The U.S. Office of Personnel Management's authority to evaluate Federal personnel management dates from the Civil Service Act of 1883, when Congress authorized the new Civil Service Commission to “make investigations and reports on the practical effects of Commission action as well as department and agency action in accomplishing the purposes of this act.” Over the years, laws such as the Veterans Preference Act of 1944, the Classification Act of 1949, and the Performance Rating Act of 1950 have extended and defined OPM's oversight authority.

Over the years, the executive branch also has augmented OPM's evaluation authority. Some important presidential documents include:

Executive Order 9830(1947), which established the role of the personnel function in the management of Federal agencies and required the Commission “to maintain an adequate system of inspection to determine that equitable and sound application of statutes, Executive orders, regulations and standards relating to personnel management is being carried out by the agencies.”
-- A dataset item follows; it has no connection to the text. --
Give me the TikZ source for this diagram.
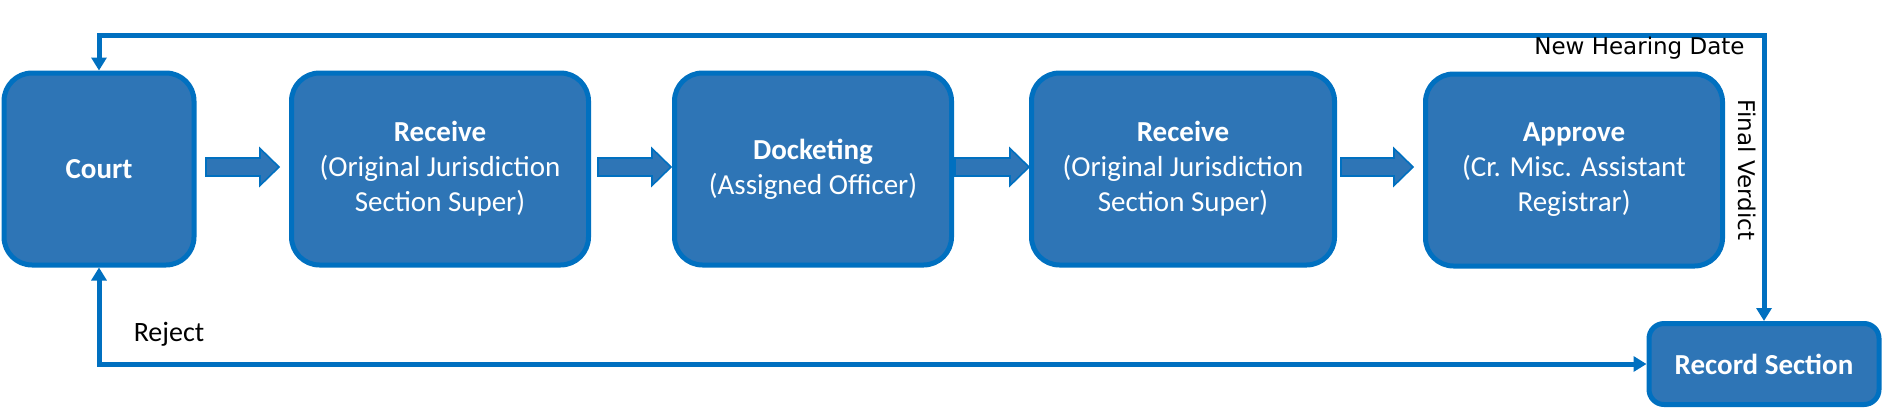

Presidential Memorandum of October 9, 1969, which required agencies to establish internal personnel management evaluation systems and charged the Commission with:

1. Establishing standards for adequate evaluation systems,

2. Conducting research in and developing methods for evaluating personnel management,

3. Insuring that persons who engage in personnel management evaluation are properly qualified and receive the necessary training,

4. Assessing the adequacy of agency evaluation systems and requiring necessary improvement,

5. Maintaining its own capability to make independent evaluation of agency personnel management effectiveness sufficient to evaluate the adequacy of agency efforts and to supplement and complement such efforts, and

6. Collaborating and coordinating with the Bureau of the Budget in its overall responsibility for evaluating organization and management in the executive branch.

More recently, the Civil Service Reform Act of 1978 abolished the Civil Service Commission and replaced it with several oversight agencies, including the Office of Personnel Management. That act also expressly stated the merit system principles in their present form. Other pertinent sections of title 5, United States Code, stemming from the reform act are:

Section 1103, which authorizes OPM to execute, administer, and enforce the civil service rules and regulations as well as to conduct studies and research into methods of improving personnel management. Section 1104, which requires OPM to establish and maintain an oversight program to insure that activities under delegated authorities are in accordance with the merit system principles and OPM standards. This section also authorizes OPM to require corrective action of agencies violating any law, rule, regulation, or OPM standard.